The debate is very welcome and long overdue, according to Hermann Parzinger, director of the Prussian Cultural Heritage Foundation.
“The question of decolonization is definitely not just a question for museums. It’s a challenge for our entire society and for many other institutions that were also affected by it,” he said at the opening event.
Processing the colonial past
A few “historic milestones” have been reached in coming to terms with German colonial history, said German State Minister for Culture Monika Grütters, listing the return of the whip and the Bible of local folk hero Hendrik Witbooi to Namibia and Germany’s commitment to restitute the so-called Benin bronzes to Nigeria beginning in 2022.
“The matter must and will continue to be a high priority for cultural policy, also and especially here in Germany,” she said at the opening of the conference.

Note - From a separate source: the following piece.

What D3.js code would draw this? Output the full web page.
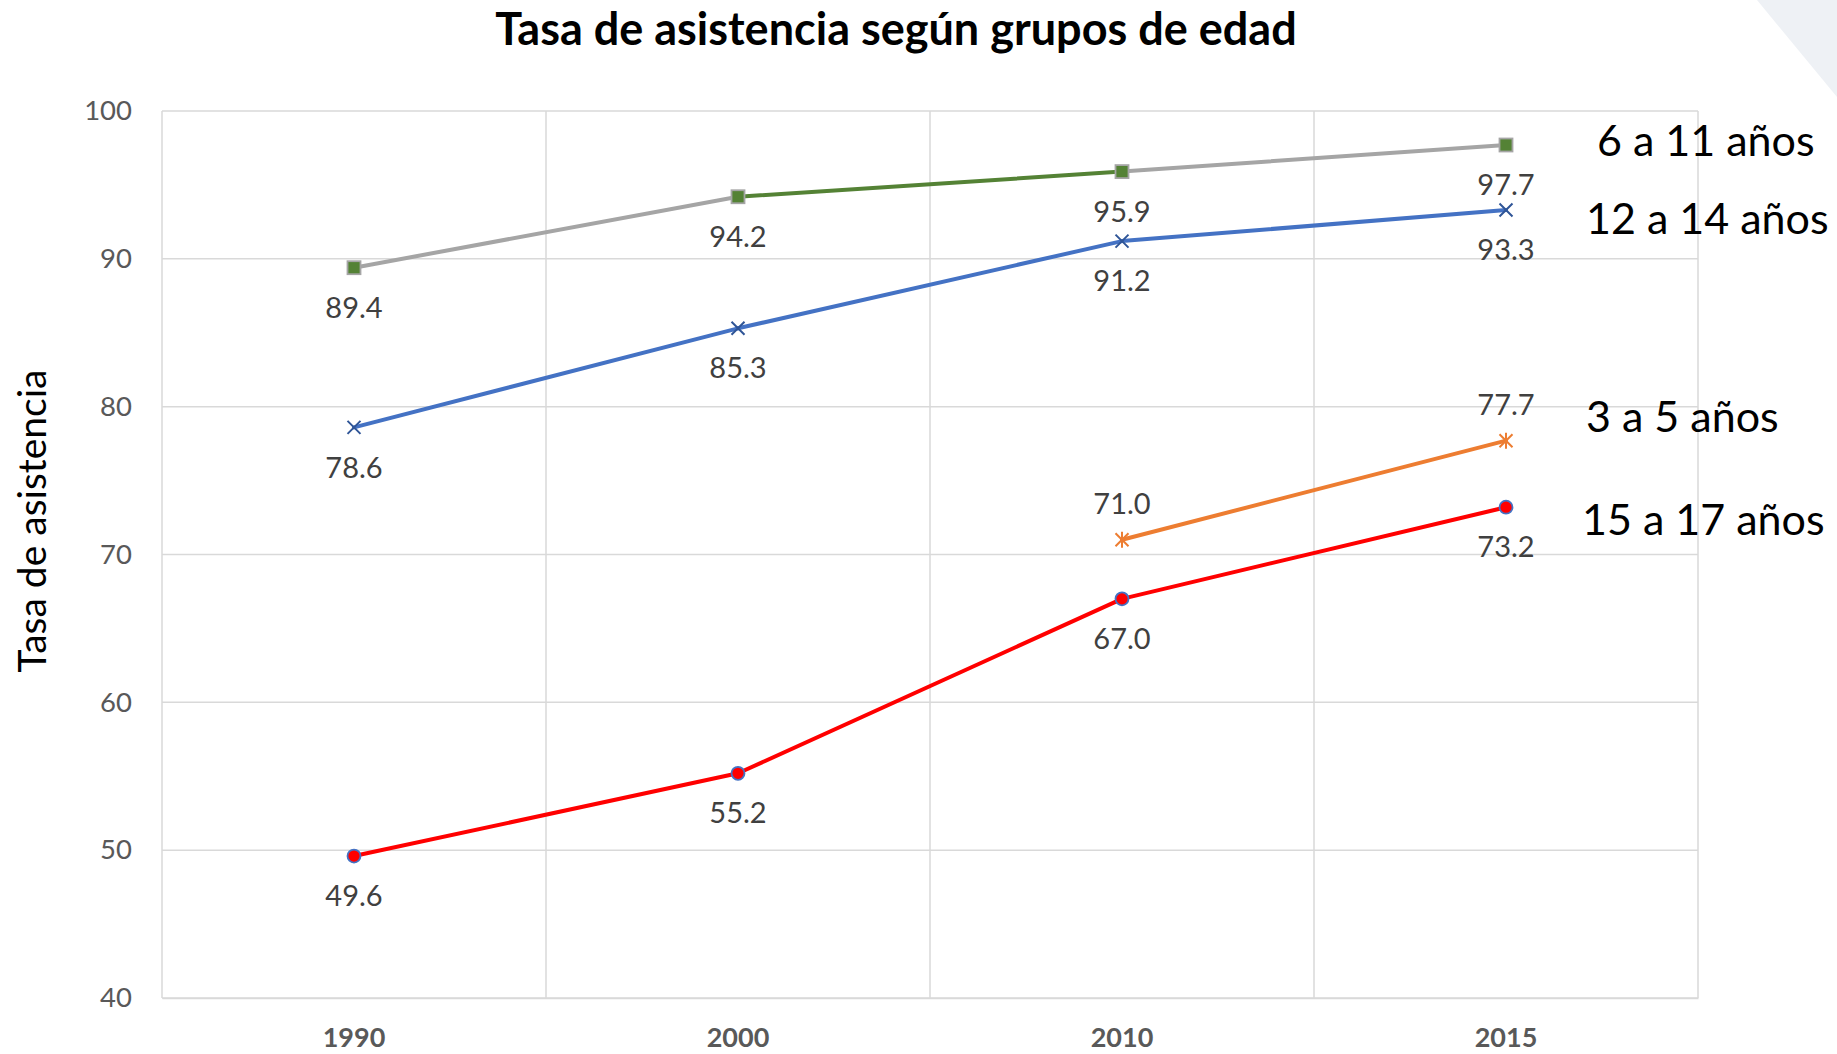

Grütters added that the process of coming to terms with the colonial past is still in its infancy in Germany, both on a political and a social level.
That includes funding of the Magdeburg-based German Lost Art Foundation, which is hosting the conference. So far, the center supports 40 projects with about €4.4 million ($5 million).
One focus of the conference will be the debate surrounding the return of cultural objects from sub-Saharan Africa — 80% to 90% of its cultural heritage is estimated to be in Western museums.
During the colonial era, many pieces were acquired illegally and ended up in European collections. For some years, European museums have shown an awareness for the matter, but it was a long way before Europe was willing to talk about restitution.
As long ago as in the 1870s, Ethiopia demanded restitution, among other things of sacred objects, said Wolbert G.C. Smidt, who teaches at Friedrich Schiller University in the eastern German city of Jena and at Mekelle University in northern Ethiopia.
Only few items were returned, which for Ethiopia “equated de facto to undermining Ethiopian power,” Smidt said.
The lessons to be learned from failed restitution requests will be one of the topics of the conference’s closing event on Friday. It already seems clear that much remains to be done to come to terms with the colonial past.
This article has been translated from German.